🇮🇳 Post-Independence India (1947–1964)
1. Ethnic and Religious Conflicts
Partition violence (1947–48) left deep mistrust between Hindus, Muslims, and Sikhs.
- Estimated 10–15 million refugees and up to 1 million deaths.
Communal riots continued through the 1950s — especially over refugee settlement and border tensions with Pakistan.
India adopted a secular constitution (1950) under Jawaharlal Nehru, aiming to unite a multi-religious, multi-ethnic state.
Article 25–28: guaranteed freedom of religion.
Article 15: banned discrimination based on religion, caste, or sex.
Despite this, communal politics persisted, particularly in border states and areas with large Muslim minorities.
2. Integration of Princely States
At independence, over 560 princely states existed, not directly under British rule.

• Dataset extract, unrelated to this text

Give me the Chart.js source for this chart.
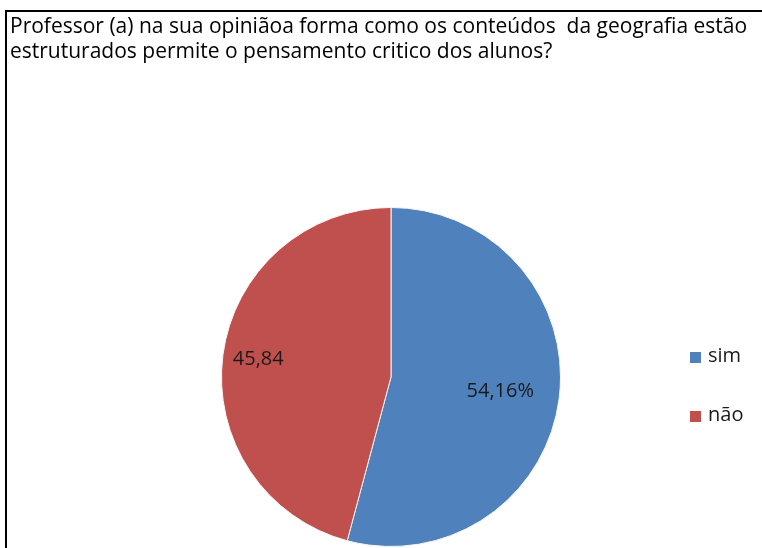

Sardar Vallabhbhai Patel (Home Minister) led the integration campaign through diplomacy and force:
Most states signed the Instrument of Accession (1947–49).
Hyderabad (1948): Muslim ruler, Nizam resisted; Indian Army intervened in “Operation Polo.”
Junagadh (1947): Muslim ruler of Hindu-majority state wanted to join Pakistan; annexed by India after a plebiscite.
Kashmir: special case (see below).
Successful integration gave India territorial unity and strengthened the central government’s authority.
3. The Kashmir Conflict
Background: Muslim-majority state ruled by Hindu Maharaja Hari Singh.
In 1947, tribal forces from Pakistan invaded; the Maharaja sought Indian military help and signed the Instrument of Accession.
Led to the First Indo-Pakistani War (1947–48); UN-brokered ceasefire (1949) established the Line of Control (LoC).
Kashmir divided — India controlled the valley (Jammu & Kashmir), Pakistan controlled northern areas (Azad Kashmir, Gilgit–Baltistan).
Issue remains unresolved; shaped India–Pakistan hostility and Nehru’s foreign policy of non-alignment yet firm defense.
4. Nehru’s Domestic Policies (1947–1964)
Economic Policies
Adopted a mixed economy — combining private enterprise with state planning.
Created the Planning Commission (1950) and launched Five-Year Plans:
1st Plan (1951–56): focused on agriculture and irrigation.
2nd Plan (1956–61, Mahalanobis Plan): emphasized heavy industry and self-sufficiency.
Established major public sector enterprises (steel, power, transport).
Successes: Rapid industrialization, scientific institutions (IITs), and infrastructure.
Failures: Bureaucratic inefficiency, uneven development, and persistent poverty in rural areas.
5. Evaluation: Successes and Failures
| Aspect | Successes | Failures / Challenges |
|---|---|---|
| National Integration | Unified princely states; strong central government | Kashmir remained unresolved; communal violence persisted |
| Economy | Industrial base, planning model, self-sufficiency | Rural poverty, inequality, bureaucratic delays |
| Social Reform | Hindu Code Bills, education, secularism | Resistance from conservatives, limited change for women/castes |
| Democracy | Stable parliamentary system | Dominance of Congress; weak opposition |
| Foreign Policy (related) | Non-alignment leadership | Border conflict with China (1962) exposed military weaknesses |
🧠 Summary Insight
Post-1947 India under Nehru was a nation-building experiment — politically united and democratically stable, yet economically uneven and socially divided. His vision of a secular, socialist democracy endured, but the Kashmir conflict and regional inequalities remained India’s greatest post-independence challenges.
Social and Political Policies
Enacted Hindu Code Bills (1955–56): reformed marriage, inheritance, and women’s rights — a major step toward social modernization.
Promoted secularism and democracy — India held regular elections under the Indian National Congress (INC).
Championed education, scientific temper, and anti-caste policies.
However, linguistic reorganization (1956) — creating states along language lines — triggered regional tensions and ethnic protests, showing limits of national unity.